What is the difference between active matrix LCDs (AMLCD) and passive matrix LCDs?
For an LCD to work, each pixel must be energized to either let light through or block light out. The difference between active matrix and passive matrix displays is the way in which the pixels are electrically addressed, or "energized." Passive matrix flat panel displays consist of a grid of horizontal and vertical wires. At the intersection of each grid is an LCD element that constitutes a single pixel. Active matrix flat panels are a higher quality and more expensive type of display in which transistors are built into each pixel within the screen. For example, the 1600x1024 screen size of the 1600SW requires over 14 million transistors, one for each red, green, and blue subpixel. Active matrix, sometimes also called TFT (thin film transistor) displays typically have higher resolution, higher contrast, and much faster pixel response rates than passive matrix LCDs.
What is 24-bit color?
The number of colors an LCD monitor can display is dependent on the number of grayscale levels that it can display, which is essentially a measure of how well it is electrically addressed. Each subpixel in the 1600SW is addressed by 8 bits of data, allowing it to have 256 (or 28) gray levels. In a color monitor, each pixel is made up of three subpixels, one for each primary color. These red, green, and blue dots are energized to different intensities (or grayscales) to create a range of colors that we perceive as the mixture of these dots. Because the shade of each of the three subpixels is determined by 8 bits of data, the monitor displays in 24 (3x8) bit color. That means the monitor is capable of displaying 256 (R) x 256 (G) x 256 (B), or over 16,700,000 colors! Imagine painting a picture with only four colors. With such a limited selection, your level of expression is greatly suppressed. With display devices, higher color depth effectively gives you more colors with which to "paint" your image. Some LCD monitors can only display 18 bits of color and cannot show 24 bits of true color. While this may be fine for some noncritical applications, serious professionals require the full color range for their work. SGI flat panels all are 24-bit color capable, giving you a fantastic color range, with no dithering.

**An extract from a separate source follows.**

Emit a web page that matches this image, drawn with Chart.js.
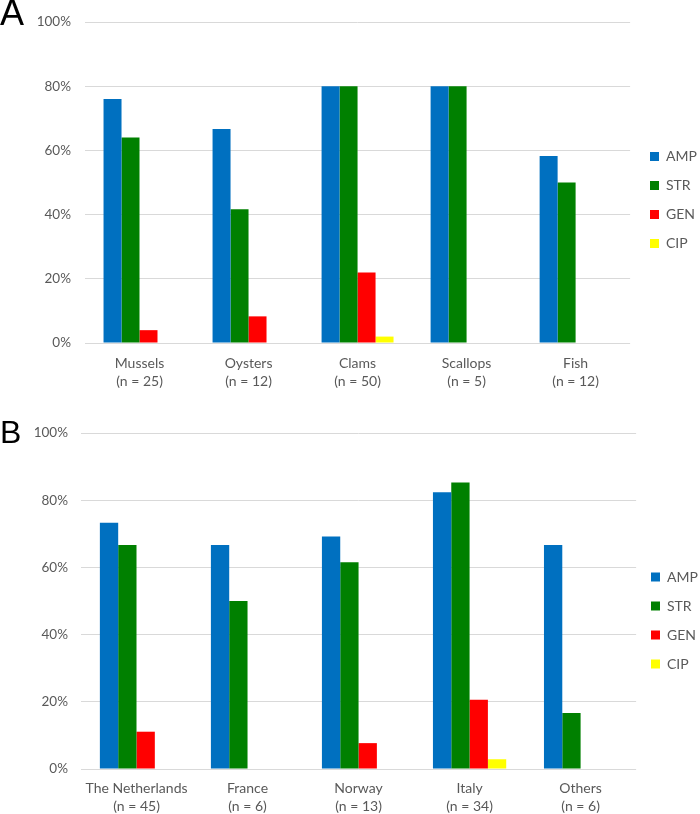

What are pixel defects? Is my display defective?
A certain number of pixel defects are expected on LCD panels and do not constitute a defective display. Each graphic pixel on an LCD screen is made up of red, green, and blue subpixels. Due to the variables inherent to the manufacturing process, some of these subpixels become stuck in either the on or the off state. This pixel defect, also called a stuck pixel, appears as a small red, green, or blue dot for stuck-on pixels, or a small black dot for stuck-off pixels. During the manufacturing testing process, LCD panels that exceed a specified number of stuck pixels are rejected. In order to provide the latest flat panel technology at a reasonable price, LCD manufacturers allow a small number of pixel defects in their quality-control specifications. Although these specifications are improving all the time, with fewer pixel defects allowed with every new generation of displays, a zero-defect policy today would be prohibitively expensive. Even though SGI flat panel displays have some of the most stringent specifications for pixel defects in the industry, many panels can have several stuck pixels.